▸ DIRECTION:
Find every line in the records below that holds the word "script", and copy each one.

▸ RECORDS SUPPLIED:
┄┄┄┄┄┄

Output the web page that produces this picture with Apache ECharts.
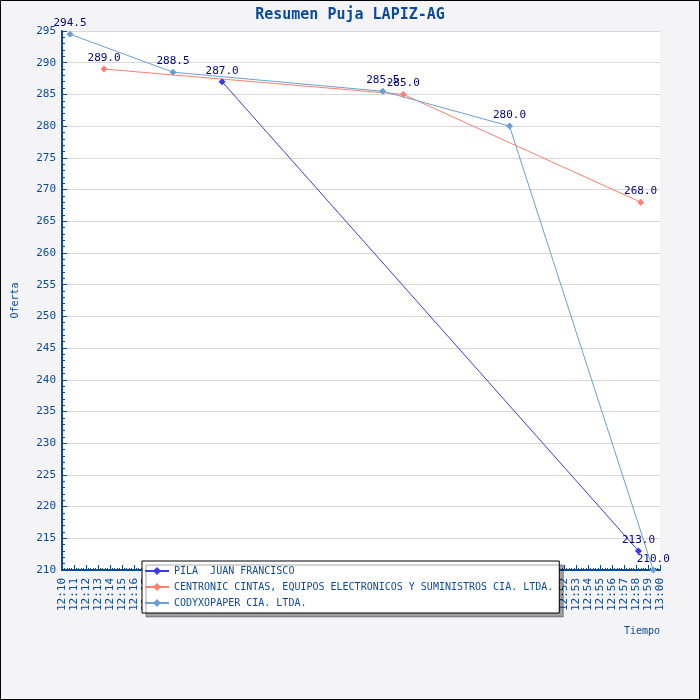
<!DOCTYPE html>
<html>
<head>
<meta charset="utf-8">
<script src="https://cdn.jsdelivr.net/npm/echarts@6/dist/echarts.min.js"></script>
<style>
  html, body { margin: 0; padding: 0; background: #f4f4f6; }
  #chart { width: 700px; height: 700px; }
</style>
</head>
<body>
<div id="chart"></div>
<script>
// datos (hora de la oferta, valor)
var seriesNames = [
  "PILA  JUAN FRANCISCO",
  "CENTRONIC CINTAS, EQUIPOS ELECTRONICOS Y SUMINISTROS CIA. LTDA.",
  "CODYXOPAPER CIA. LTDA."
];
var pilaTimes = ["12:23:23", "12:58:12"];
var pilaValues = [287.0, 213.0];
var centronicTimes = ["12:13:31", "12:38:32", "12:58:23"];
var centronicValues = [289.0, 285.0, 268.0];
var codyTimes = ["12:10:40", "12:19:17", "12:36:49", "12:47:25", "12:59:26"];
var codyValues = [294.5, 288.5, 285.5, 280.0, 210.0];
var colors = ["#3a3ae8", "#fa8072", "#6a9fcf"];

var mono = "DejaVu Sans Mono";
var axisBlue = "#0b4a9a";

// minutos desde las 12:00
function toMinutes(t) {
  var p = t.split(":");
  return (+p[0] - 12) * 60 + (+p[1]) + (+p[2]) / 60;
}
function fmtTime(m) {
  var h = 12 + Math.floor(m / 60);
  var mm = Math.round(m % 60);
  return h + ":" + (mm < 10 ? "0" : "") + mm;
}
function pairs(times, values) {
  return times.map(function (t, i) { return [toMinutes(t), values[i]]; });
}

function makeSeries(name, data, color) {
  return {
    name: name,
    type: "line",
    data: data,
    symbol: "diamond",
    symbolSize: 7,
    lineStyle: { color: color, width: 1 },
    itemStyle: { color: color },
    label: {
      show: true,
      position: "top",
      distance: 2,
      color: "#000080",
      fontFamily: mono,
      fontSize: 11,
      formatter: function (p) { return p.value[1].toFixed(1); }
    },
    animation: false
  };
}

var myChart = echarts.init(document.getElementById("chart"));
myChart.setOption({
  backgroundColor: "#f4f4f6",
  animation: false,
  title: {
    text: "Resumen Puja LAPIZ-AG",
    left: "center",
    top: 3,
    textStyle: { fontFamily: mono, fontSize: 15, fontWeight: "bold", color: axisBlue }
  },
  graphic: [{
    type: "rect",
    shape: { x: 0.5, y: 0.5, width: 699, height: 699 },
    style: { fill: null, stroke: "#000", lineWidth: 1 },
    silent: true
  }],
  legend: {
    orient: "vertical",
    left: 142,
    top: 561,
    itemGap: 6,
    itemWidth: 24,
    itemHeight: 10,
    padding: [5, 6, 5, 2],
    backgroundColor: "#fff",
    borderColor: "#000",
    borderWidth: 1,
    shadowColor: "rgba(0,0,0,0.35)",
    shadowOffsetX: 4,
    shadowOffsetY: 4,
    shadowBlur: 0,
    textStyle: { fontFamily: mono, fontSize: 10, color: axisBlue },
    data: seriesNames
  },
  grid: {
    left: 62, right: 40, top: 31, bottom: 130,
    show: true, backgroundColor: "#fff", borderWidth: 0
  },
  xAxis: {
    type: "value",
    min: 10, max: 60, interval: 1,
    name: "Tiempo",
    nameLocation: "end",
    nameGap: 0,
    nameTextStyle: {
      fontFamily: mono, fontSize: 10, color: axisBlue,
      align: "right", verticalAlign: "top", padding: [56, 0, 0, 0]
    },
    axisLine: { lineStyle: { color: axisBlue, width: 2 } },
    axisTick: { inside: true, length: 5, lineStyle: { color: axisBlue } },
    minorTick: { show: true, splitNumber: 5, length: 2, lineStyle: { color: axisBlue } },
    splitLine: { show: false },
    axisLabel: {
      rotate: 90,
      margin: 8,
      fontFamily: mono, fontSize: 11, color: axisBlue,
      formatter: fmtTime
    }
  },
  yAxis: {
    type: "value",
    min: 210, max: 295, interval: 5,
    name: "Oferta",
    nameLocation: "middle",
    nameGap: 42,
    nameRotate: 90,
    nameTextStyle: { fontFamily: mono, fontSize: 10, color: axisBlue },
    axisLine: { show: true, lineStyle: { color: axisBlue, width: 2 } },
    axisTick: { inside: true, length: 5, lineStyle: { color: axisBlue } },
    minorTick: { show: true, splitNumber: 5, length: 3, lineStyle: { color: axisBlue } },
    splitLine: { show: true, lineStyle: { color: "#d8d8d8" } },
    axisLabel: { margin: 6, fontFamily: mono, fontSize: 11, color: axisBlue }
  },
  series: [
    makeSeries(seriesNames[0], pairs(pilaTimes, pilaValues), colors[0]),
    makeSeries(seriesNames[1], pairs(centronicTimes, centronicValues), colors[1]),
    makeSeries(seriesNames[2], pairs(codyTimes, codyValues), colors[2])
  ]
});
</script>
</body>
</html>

┄┄┄┄┄┄

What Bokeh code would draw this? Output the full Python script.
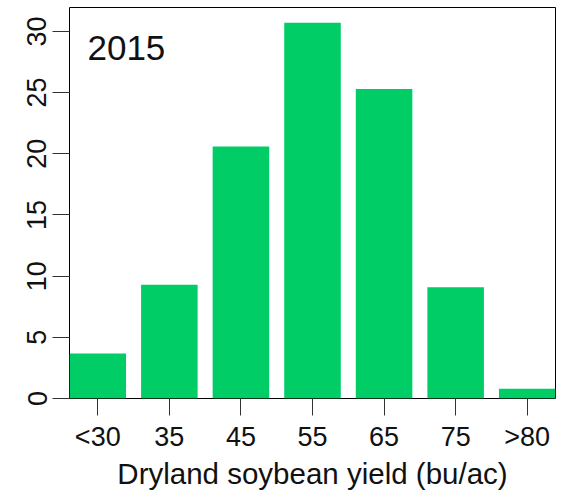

┄┄┄┄┄┄

▸ COMPLETE ANSWER:
<script src="https://cdn.jsdelivr.net/npm/echarts@6/dist/echarts.min.js"></script>
<script>
</script>
What Bokeh code would draw this? Output the full Python script.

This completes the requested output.